Exercise instructions:
Return all lines in the material below that contain "React".
+++
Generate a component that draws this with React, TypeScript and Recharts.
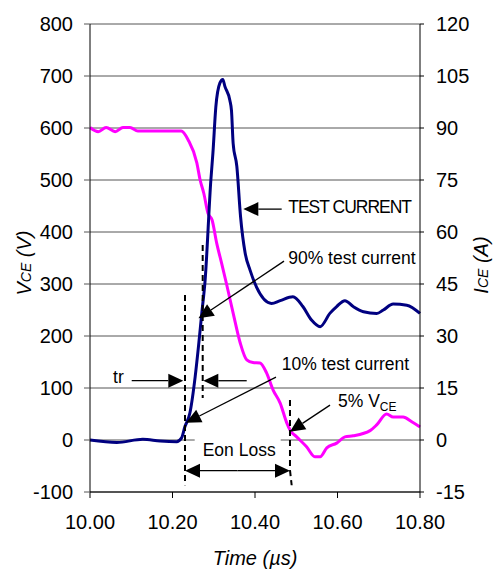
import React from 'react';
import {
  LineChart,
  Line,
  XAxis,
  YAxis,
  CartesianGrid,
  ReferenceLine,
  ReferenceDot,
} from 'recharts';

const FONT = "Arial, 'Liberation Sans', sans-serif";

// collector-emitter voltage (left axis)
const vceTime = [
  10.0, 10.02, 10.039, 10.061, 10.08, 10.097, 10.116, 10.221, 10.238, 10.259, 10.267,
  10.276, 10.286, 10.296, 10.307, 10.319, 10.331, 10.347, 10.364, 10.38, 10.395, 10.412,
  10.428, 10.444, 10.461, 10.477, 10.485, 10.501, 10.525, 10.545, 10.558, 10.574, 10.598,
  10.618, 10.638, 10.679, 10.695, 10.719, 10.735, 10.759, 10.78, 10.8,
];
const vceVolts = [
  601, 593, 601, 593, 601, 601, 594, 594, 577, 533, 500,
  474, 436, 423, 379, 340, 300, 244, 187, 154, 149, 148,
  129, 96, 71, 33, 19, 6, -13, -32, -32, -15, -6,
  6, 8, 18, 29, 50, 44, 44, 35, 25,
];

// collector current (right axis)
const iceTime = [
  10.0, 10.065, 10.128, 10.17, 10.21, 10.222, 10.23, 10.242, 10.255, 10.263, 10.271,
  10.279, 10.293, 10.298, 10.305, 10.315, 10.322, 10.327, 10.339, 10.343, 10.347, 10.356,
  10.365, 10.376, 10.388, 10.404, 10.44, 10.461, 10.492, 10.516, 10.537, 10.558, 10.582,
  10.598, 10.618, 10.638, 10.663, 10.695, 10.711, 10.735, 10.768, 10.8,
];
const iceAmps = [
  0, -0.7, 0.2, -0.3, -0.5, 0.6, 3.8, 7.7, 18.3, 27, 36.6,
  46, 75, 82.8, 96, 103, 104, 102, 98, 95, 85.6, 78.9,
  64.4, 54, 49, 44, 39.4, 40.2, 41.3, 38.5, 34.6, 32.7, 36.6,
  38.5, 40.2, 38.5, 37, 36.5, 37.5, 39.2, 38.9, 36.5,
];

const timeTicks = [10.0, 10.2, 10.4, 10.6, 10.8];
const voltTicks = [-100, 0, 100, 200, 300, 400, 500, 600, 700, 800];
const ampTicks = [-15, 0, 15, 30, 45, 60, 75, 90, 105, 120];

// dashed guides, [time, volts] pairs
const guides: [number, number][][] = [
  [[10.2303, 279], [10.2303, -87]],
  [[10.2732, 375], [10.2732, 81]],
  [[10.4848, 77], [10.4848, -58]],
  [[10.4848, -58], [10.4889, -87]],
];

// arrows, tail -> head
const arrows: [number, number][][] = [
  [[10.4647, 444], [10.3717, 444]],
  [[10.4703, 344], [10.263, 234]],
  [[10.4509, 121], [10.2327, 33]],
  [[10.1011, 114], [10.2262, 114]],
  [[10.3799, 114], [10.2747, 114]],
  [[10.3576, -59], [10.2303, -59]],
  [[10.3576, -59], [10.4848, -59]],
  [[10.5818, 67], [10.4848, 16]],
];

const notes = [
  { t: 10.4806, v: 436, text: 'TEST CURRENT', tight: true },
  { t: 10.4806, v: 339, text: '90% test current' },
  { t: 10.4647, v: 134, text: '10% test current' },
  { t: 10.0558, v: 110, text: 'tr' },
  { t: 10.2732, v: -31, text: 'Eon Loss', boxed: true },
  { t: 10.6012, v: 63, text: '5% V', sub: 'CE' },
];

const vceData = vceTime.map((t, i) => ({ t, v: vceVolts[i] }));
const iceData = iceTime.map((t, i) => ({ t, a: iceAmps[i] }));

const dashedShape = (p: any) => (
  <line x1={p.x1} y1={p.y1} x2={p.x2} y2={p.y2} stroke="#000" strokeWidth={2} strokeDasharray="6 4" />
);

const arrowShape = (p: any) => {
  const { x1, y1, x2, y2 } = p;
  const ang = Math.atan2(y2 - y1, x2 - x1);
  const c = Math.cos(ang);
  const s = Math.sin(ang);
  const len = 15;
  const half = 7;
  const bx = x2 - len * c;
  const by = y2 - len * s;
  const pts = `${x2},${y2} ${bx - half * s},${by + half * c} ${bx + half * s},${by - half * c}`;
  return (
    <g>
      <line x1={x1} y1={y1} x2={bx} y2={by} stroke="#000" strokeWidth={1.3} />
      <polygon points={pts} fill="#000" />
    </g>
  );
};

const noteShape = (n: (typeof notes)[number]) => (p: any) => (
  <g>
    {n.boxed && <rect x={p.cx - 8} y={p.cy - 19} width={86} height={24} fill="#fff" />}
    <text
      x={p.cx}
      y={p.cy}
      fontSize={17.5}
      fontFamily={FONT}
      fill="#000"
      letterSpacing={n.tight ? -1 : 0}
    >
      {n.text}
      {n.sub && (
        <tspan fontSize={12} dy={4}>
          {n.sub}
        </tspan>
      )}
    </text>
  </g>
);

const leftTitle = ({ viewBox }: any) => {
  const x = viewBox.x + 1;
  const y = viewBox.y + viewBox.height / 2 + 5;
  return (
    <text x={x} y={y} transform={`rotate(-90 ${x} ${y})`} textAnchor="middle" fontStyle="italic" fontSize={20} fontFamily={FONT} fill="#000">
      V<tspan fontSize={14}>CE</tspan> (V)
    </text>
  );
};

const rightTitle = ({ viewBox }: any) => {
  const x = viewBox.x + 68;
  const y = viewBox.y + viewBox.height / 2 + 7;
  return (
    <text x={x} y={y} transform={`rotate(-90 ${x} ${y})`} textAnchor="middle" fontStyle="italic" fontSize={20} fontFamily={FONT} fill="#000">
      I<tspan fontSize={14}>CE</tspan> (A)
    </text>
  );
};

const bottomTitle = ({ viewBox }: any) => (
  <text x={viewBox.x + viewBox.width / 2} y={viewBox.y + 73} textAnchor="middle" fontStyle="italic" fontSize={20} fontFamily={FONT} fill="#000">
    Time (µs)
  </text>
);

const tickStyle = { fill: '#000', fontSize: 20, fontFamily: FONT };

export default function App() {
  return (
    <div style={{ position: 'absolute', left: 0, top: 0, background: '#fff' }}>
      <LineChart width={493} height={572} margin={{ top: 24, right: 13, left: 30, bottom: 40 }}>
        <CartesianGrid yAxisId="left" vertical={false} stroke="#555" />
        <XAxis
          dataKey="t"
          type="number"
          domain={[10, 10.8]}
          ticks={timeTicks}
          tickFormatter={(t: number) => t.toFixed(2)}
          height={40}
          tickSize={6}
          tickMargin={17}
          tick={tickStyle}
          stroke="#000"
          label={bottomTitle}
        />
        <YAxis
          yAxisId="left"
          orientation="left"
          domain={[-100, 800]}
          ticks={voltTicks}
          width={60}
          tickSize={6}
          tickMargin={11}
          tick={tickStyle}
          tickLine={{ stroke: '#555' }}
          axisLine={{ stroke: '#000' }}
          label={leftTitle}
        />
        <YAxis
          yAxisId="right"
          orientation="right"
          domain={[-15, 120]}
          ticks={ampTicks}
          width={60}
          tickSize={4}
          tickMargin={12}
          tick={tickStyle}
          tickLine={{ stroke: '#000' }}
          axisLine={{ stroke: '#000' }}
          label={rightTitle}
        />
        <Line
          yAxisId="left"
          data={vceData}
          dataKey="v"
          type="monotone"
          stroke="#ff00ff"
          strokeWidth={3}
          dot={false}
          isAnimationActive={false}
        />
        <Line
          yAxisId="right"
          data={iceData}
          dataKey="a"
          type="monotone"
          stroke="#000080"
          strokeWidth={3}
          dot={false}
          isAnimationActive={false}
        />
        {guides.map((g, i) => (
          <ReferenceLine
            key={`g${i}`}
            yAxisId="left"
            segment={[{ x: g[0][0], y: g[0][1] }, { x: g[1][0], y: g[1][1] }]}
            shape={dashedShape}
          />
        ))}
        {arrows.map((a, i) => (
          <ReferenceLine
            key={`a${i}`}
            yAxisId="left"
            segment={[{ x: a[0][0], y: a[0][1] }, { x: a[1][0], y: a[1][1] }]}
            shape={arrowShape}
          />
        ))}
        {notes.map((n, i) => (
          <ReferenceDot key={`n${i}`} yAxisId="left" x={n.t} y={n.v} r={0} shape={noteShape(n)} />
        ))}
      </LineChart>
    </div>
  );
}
+++
Result of the exercise:
Generate a component that draws this with React, TypeScript and Recharts.
import React from 'react';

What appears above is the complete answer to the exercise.